ただ正直なところ、テキストをまだ1周していない時点で過去問を見ても全く分からないと思うので、過去問1年分をテキストの演習問題として使うか、テキストを2周する前提で早くから勉強を始めるのが良いと思います。

連想ゲームをしてみる

上記の2つほど重要ではありませんが、割とおススメの勉強法として連想ゲームがあります(僕がかってに名前を付けました)。

例えば不偏分散からスタートすると

 「不偏分散の不偏ってなんだっけ?」
→「なんでnじゃなくてn-1で割るんだっけ?」
→「不偏分散の不偏性の証明ってどうするんだっけ?」
→「n-1といえば \begin{equation*} \frac{(n - 1) s^2}{\sigma^2}\sim \chi_{n - 1}^2 \end{equation*} ってどうやって証明するんだっけ?」

みたいな感じです。

この「色んなことを思い出しながら頭の中で証明して復習する」という勉強法は記憶も定着するし、場所も問わず隙間時間に勉強できるのでおススメです。

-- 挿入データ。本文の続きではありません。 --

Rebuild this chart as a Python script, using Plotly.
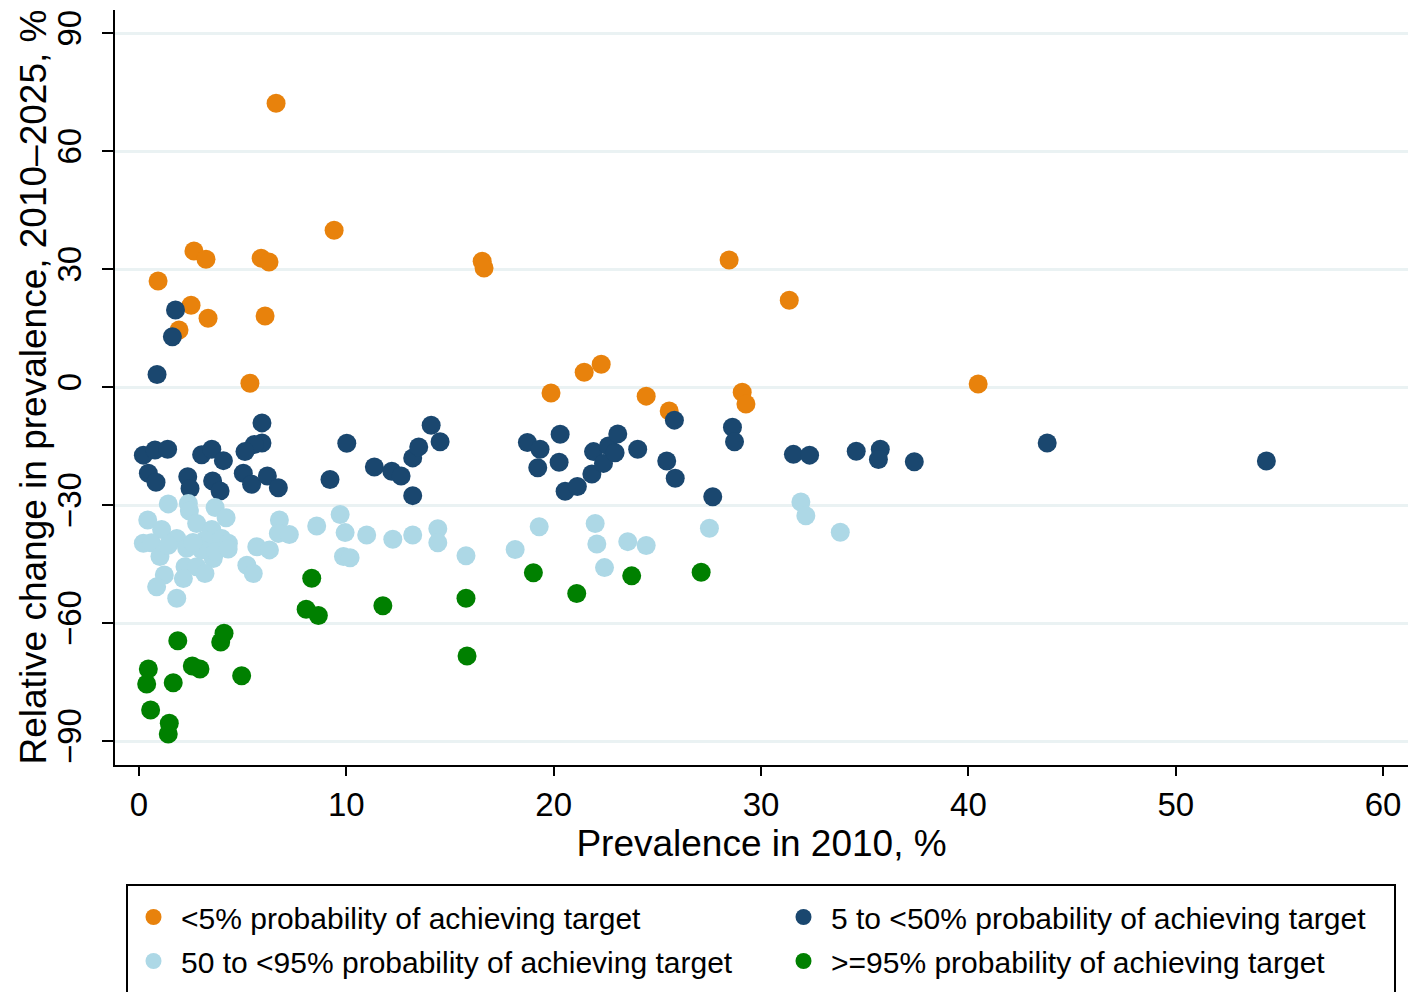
import plotly.graph_objects as go

# Prevalence in 2010 (%) and relative change 2010-2025 (%), by probability group
low_x = [6.61, 9.41, 0.92, 2.65, 3.23, 5.89, 6.27, 2.51, 1.93, 3.33, 6.08, 5.35,
         16.55, 16.64, 19.87, 21.47, 22.29, 24.46, 25.57, 28.46, 29.09, 29.27,
         31.36, 40.47]
low_y = [72.2, 39.9, 27.0, 34.6, 32.5, 32.8, 31.8, 20.8, 14.5, 17.5, 18.1, 1.0,
         32.0, 30.3, -1.5, 3.8, 5.8, -2.3, -6.1, 32.3, -1.3, -4.3, 22.1, 0.8]

mid_x = [1.76, 1.61, 0.87, 5.93, 5.93, 5.56, 5.11, 0.21, 0.77, 1.38, 3.02, 3.51,
         4.07, 0.45, 0.82, 2.35, 2.46, 3.55, 3.91, 5.03, 5.43, 6.19, 6.72, 9.21,
         10.02, 11.35, 12.19, 12.64, 13.20, 13.49, 14.09, 14.52, 13.20,
         18.73, 19.34, 19.23, 20.31, 20.26, 20.55, 21.14, 21.84, 21.92, 22.40,
         22.64, 22.96, 23.09, 24.05, 25.45, 25.82, 25.86, 27.67, 28.62, 28.72,
         31.56, 32.34, 34.59, 35.75, 35.66, 37.39, 43.80, 54.37]
mid_y = [19.6, 12.8, 3.2, -9.1, -14.2, -14.6, -16.4, -17.3, -16.0, -15.8, -17.2,
         -15.8, -18.7, -21.9, -24.2, -22.8, -25.8, -23.9, -26.4, -21.9, -24.7,
         -22.6, -25.6, -23.5, -14.3, -20.3, -21.4, -22.6, -18.0, -15.2, -9.7,
         -13.9, -27.6,
         -14.1, -15.8, -20.5, -12.0, -19.1, -26.5, -25.3, -22.1, -16.4, -19.4,
         -15.0, -16.7, -11.9, -15.8, -18.8, -8.4, -23.2, -27.9, -10.2, -13.9,
         -17.1, -17.3, -16.3, -15.8, -18.4, -19.0, -14.2, -18.8]

high_x = [1.41, 2.38, 2.43, 3.67, 4.20, 0.42, 1.09, 2.78, 3.51, 0.21, 0.60, 1.82,
          2.30, 1.01, 3.18, 3.99, 4.31, 3.58, 2.22, 2.78, 3.18, 1.22, 0.85, 1.82,
          2.14, 3.02, 1.41, 3.70, 4.30, 2.60, 6.77, 6.72, 7.25, 8.57, 9.70, 9.94,
          10.98, 9.86, 10.18, 12.24, 13.20, 14.41, 14.41, 15.77, 5.68, 6.29,
          5.20, 5.51, 18.14, 19.30, 22.00, 22.08, 23.57, 24.46, 22.45, 27.51,
          31.92, 32.16, 33.82]
high_y = [-29.7, -29.6, -31.5, -30.6, -33.2, -33.8, -36.2, -34.7, -36.2, -39.7,
          -39.6, -38.5, -41.0, -43.1, -38.9, -38.5, -39.7, -43.6, -45.7, -45.7,
          -47.4, -47.8, -50.8, -53.7, -48.7, -41.4, -40.2, -41.8, -41.2, -39.5,
          -33.8, -37.2, -37.5, -35.3, -32.4, -37.0, -37.6, -43.1, -43.4, -38.7,
          -37.6, -36.0, -39.6, -42.9, -40.6, -41.4, -45.3, -47.4, -41.3, -35.5,
          -34.7, -39.9, -39.3, -40.3, -45.9, -35.9, -29.2, -32.7, -36.9]

top_x = [1.87, 4.10, 3.94, 0.45, 0.37, 1.65, 2.57, 2.94, 4.95, 0.56, 1.46, 1.41,
         8.33, 8.06, 8.65, 11.76, 15.77, 15.82, 19.02, 21.11, 23.76, 27.11]
top_y = [-64.5, -62.6, -64.8, -71.7, -75.5, -75.2, -70.9, -71.7, -73.4, -82.1,
         -85.5, -88.2, -48.6, -56.5, -58.1, -55.6, -53.7, -68.4, -47.2, -52.5,
         -48.0, -47.1]

# (label, x, y, colour, legend column)
groups = [
    ("<5% probability of achieving target", low_x, low_y, "#E8820C", "legend"),
    ("5 to <50% probability of achieving target", mid_x, mid_y, "#1A476F", "legend2"),
    ("50 to <95% probability of achieving target", high_x, high_y, "#ADD8E6", "legend"),
    (">=95% probability of achieving target", top_x, top_y, "#008000", "legend2"),
]

FONT = "Liberation Sans, Arial, Helvetica, sans-serif"
W, H = 1408, 992
ML, MR, MT, MB = 115, 0, 10, 227
PW, PH = W - ML - MR, H - MT - MB


def px_x(p):
    """Horizontal pixel position -> paper coordinate."""
    return (p - ML) / PW


def px_y(p):
    """Vertical pixel position (from top) -> paper coordinate."""
    return (H - MB - p) / PH


fig = go.Figure()
for i, (name, xs, ys, color, leg) in enumerate(groups):
    fig.add_trace(go.Scatter(
        x=xs, y=ys, mode="markers", name=name,
        legend=leg, legendgroup=f"g{i}",
        marker=dict(size=19, color=color, line=dict(width=0)),
    ))


def legend_column(left_px):
    return dict(
        orientation="v",
        xref="container", yref="container",
        x=left_px / W, xanchor="left",
        y=1 - 891 / H, yanchor="top",
        itemwidth=45,
        tracegroupgap=2,
        font=dict(size=30, family=FONT),
        borderwidth=0,
        bgcolor="rgba(0,0,0,0)",
        itemsizing="trace",
    )


fig.update_layout(
    width=W, height=H,
    margin=dict(l=ML, r=MR, t=MT, b=MB, autoexpand=False),
    paper_bgcolor="white", plot_bgcolor="white",
    font=dict(family=FONT, color="black"),
    showlegend=True,
    legend=legend_column(126),
    legend2=legend_column(776),
    shapes=[dict(
        type="rect", xref="paper", yref="paper",
        x0=px_x(127), x1=px_x(1395), y0=px_y(885), y1=px_y(1010),
        line=dict(color="black", width=2), fillcolor="rgba(0,0,0,0)",
        layer="above",
    )],
    annotations=[dict(
        text="Relative change in prevalence, 2010\u20132025, %",
        xref="paper", yref="paper",
        x=px_x(33), y=0.5,
        xanchor="center", yanchor="middle",
        textangle=-90, showarrow=False,
        font=dict(size=37, family=FONT, color="black"),
    )],
)

fig.update_xaxes(
    range=[-1.158, 61.2],
    tickvals=[0, 10, 20, 30, 40, 50, 60],
    showgrid=False, zeroline=False, automargin=False,
    showline=True, linecolor="black", linewidth=2,
    ticks="outside", ticklen=9, tickwidth=1.5, tickcolor="black",
    tickfont=dict(size=33),
    title=dict(text="Prevalence in 2010, %", font=dict(size=37), standoff=2),
)

fig.update_yaxes(
    range=[-96.1, 95.9],
    tickvals=[-90, -60, -30, 0, 30, 60, 90],
    tickangle=-90,
    showgrid=True, gridcolor="#EAF2F3", gridwidth=3,
    zeroline=False, automargin=False,
    showline=True, linecolor="black", linewidth=2,
    ticks="outside", ticklen=11, tickwidth=1.5, tickcolor="black",
    ticklabelstandoff=8,
    tickfont=dict(size=33),
)

fig.write_html("out.html")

僕は通学中に自転車を漕ぎながらよく考えてました。

もちろん、頭の中で証明できなければ家に帰ってから紙に書いて解いてみるのも良いでしょう。ただ、この勉強法は記憶を定着させるのが目的なのですぐに調べてしまうのはお勧めしません。

ときどき全く新しい疑問が生まれることもあるので、そういう場合は覚えるかメモしておいて家に帰ってからじっくり調べてみると良いでしょう。

最後に

いろいろ書いてきましたが、万人に通用する勉強方法というものはないので他の人の記事も読んで色々試してみるのが良いと思います。

この記事が誰かのお役に立てれば幸いです。